Salah satu alasan lain mengapa banyak dari anak-anak dengan disleksia tidak dapat berkembang adalah karena mereka merasa prestasinya lebih buruk dibandingkan orang lain. Akibatnya, anak-anak penyandang disleksia tidak memiliki motivasi dan dorongan untuk berkembang. Itulah mengapa sangat penting bagi orang tua dan pendidik untuk mendorong dan membantu anak-anak tersebut.
Sementara itu, Presiden Asosiasi Disleksia Indonesia (ADI), dr. Kristiantini Dewi menyatakan bahwa self-esteem adalah sesuatu yang sangat penting untuk diperhatikan oleh orang tua dan para profesional. “Kita perlu memperhatikan apa saja kesulitan serta kegemaran dan bakat mereka. Saya meminta orang tua untuk tidak melupakan bagian itu.”
“Orang tua harus menempatkan diri pada posisi anak mereka sehingga mereka tahu apa yang anak itu alami dan apa yang dibutuhkannya,” ucap Edmen dalam siaran pers yang diterima Era.id. Menurutnya, dengan begitu, anak-anak tersebut akan merasa bahwa ada orang lain yang mengetahui perasaannya.

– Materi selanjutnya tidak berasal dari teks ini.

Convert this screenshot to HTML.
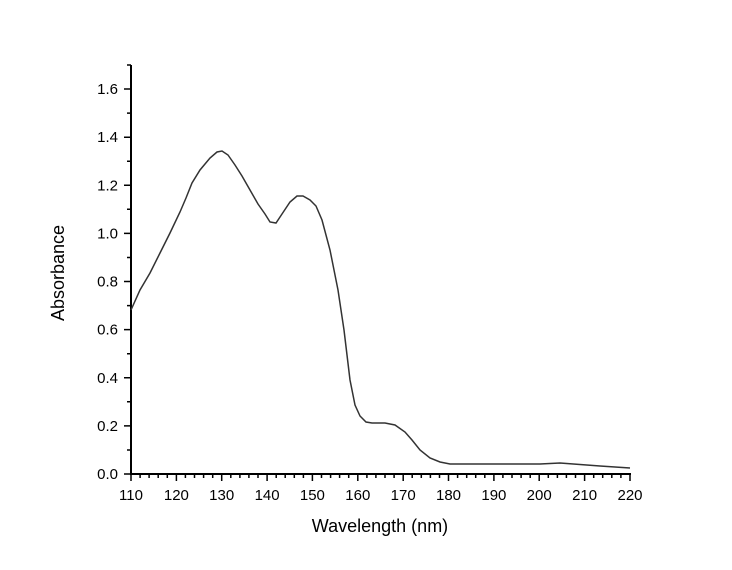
<!DOCTYPE html>
<html><head><style>body{margin:0;background:#fff}svg{display:block}</style></head><body>
<svg width="732" height="570" xmlns="http://www.w3.org/2000/svg" font-family="Liberation Sans, sans-serif">
<rect width="732" height="570" fill="#fff"/>
<g stroke="#000" stroke-width="2" fill="none">
<line x1="131" y1="65" x2="131" y2="475"/>
<line x1="130" y1="474" x2="631" y2="474"/>
</g>
<g stroke="#000" stroke-width="1.5" fill="none">
<path d="M131,474V481M176.4,474V481M221.7,474V481M267.1,474V481M312.4,474V481M357.8,474V481M403.2,474V481M448.5,474V481M493.9,474V481M539.2,474V481M584.6,474V481M630,474V481"/>
<path d="M140.1,474V478M149.1,474V478M158.2,474V478M167.3,474V478M185.4,474V478M194.5,474V478M203.6,474V478M212.7,474V478M230.8,474V478M239.9,474V478M248.9,474V478M258,474V478M276.2,474V478M285.2,474V478M294.3,474V478M303.4,474V478M321.5,474V478M330.6,474V478M339.6,474V478M348.7,474V478M366.9,474V478M375.9,474V478M385,474V478M394.1,474V478M412.2,474V478M421.3,474V478M430.4,474V478M439.5,474V478M457.6,474V478M466.7,474V478M475.7,474V478M484.8,474V478M502.9,474V478M512,474V478M521.1,474V478M530.2,474V478M548.3,474V478M557.4,474V478M566.4,474V478M575.5,474V478M593.7,474V478M602.7,474V478M611.8,474V478M620.9,474V478"/>
<path d="M124,474H131M124,425.9H131M124,377.8H131M124,329.6H131M124,281.5H131M124,233.4H131M124,185.3H131M124,137.2H131M124,89H131"/>
<path d="M127,450H131M127,401.8H131M127,353.7H131M127,305.6H131M127,257.5H131M127,209.3H131M127,161.2H131M127,113.1H131M127,65H131"/>
</g>
<g font-size="15" fill="#000" text-anchor="end">
<text x="118" y="479">0.0</text>
<text x="118" y="430.9">0.2</text>
<text x="118" y="382.8">0.4</text>
<text x="118" y="334.6">0.6</text>
<text x="118" y="286.5">0.8</text>
<text x="118" y="238.4">1.0</text>
<text x="118" y="190.3">1.2</text>
<text x="118" y="142.2">1.4</text>
<text x="118" y="94">1.6</text>
</g>
<g font-size="15" fill="#000" text-anchor="middle">
<text x="131" y="500">110</text><text x="176.4" y="500">120</text><text x="221.7" y="500">130</text><text x="267.1" y="500">140</text><text x="312.4" y="500">150</text><text x="357.8" y="500">160</text><text x="403.2" y="500">170</text><text x="448.5" y="500">180</text><text x="493.9" y="500">190</text><text x="539.2" y="500">200</text><text x="584.6" y="500">210</text><text x="630" y="500">220</text>
</g>
<path d="M131,310 L140,290 L150,273 L160,253 L170,233 L180,212 L186,198 L192,183 L200,170 L210,158 L217,152 L222,151 L228,155 L235,165 L242,176 L250,190 L258,204 L265,214 L270,222 L276,223 L282,214 L290,202 L297,196 L303,196 L310,200 L316,206 L322,220 L330,250 L338,290 L344,330 L350,380 L355,405 L360,416 L366,422 L372,423 L385,423 L395,425 L405,432 L412,440 L420,450 L430,458 L440,462 L450,464 L540,464 L560,463 L600,466 L630,468" fill="none" stroke="#333" stroke-width="1.5"/>
<text x="380" y="532" font-size="18" text-anchor="middle">Wavelength (nm)</text>
<text transform="translate(64,273) rotate(-90)" font-size="18" text-anchor="middle">Absorbance</text>
</svg>
</body></html>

Hal penting lain yang harus dilakukan orang tua adalah upaya untuk membantu proses membaca dan mengeja sang anak sejak dini. Keduanya sangat penting untuk membantu anak-anak dengan disleksia bisa melanjutkan pembelajaran ke jenjang berikutnya. Organisasi-organisasi seperti DAS dan ADI secara terus-menerus mendukung proses belajar tersebut.
DAS dan ADI merupakan dua organisasi berbeda yang saling mendukung satu sama lain karena mengusung satu visi yang sama. Selama masa pandemi, kedua organisasi tersebut aktif menyelenggarakan berbagai kegiatan seperti seminar, simposium, assessment, dan layanan lainnya secara daring.
Dalam upaya penjangkauan masyarakat, ADI juga memiliki support group bagi para orang tua. Kelompok tersebut diprakarsai oleh sekelompok orang tua dari anak-anak penderita disleksia. Melalui support group tersebut, para orang tua yang telah memiliki kemampuan dan pengetahuan tentang disleksia berbagi ilmu dengan orang tua lain yang mengalami kondisi atau tantangan serupa.
“Saya pikir kegiatan komunitas dan saling berbagi lebih baik dibandingkan konsultasi dengan dokter. Grup ini berkolaborasi sangat baik dengan asosiasi kami. Mereka membantu kami menjangkau komunitas,” jelas dr. Kristiantini. ADI kini telah memiliki cabang di setiap provinsi di Indonesia dengan sekitar 250 orang tua aktif terlibat dalam support group.
Disleksia bukan penyakit yang bila disembuhkan akan hilang. Untuk itu, upaya yang dilakukan DAS dan ADI bukan untuk menekan angka penderita disleksia melainkan upaya untuk mengidentifikasi kesulitan belajar anak secepat mungkin dan melakukan tindakan pencegahan secara komprehensif. Kedua organisasi tersebut terus mencoba mengidentifikasi disleksia dan kesulitan belajar lainnya dari usia prasekolah sehingga ketika penderita disleksia memasuki usia sekolah dasar, mereka memiliki wawasan yang cukup tentang kekuatan dan kelemahan yang mereka miliki dan bagaimana mengatasinya.
“Jumlahnya tidak akan ditekan karena itu adalah sesuatu yang tidak dapat disembuhkan. Faktanya, kami berhasil apabila bisa melihat angkat tersebut meningkat. Artinya, kami berhasil meningkatkan kesadaran masyarakat tentang disleksia,” tutup Edmen.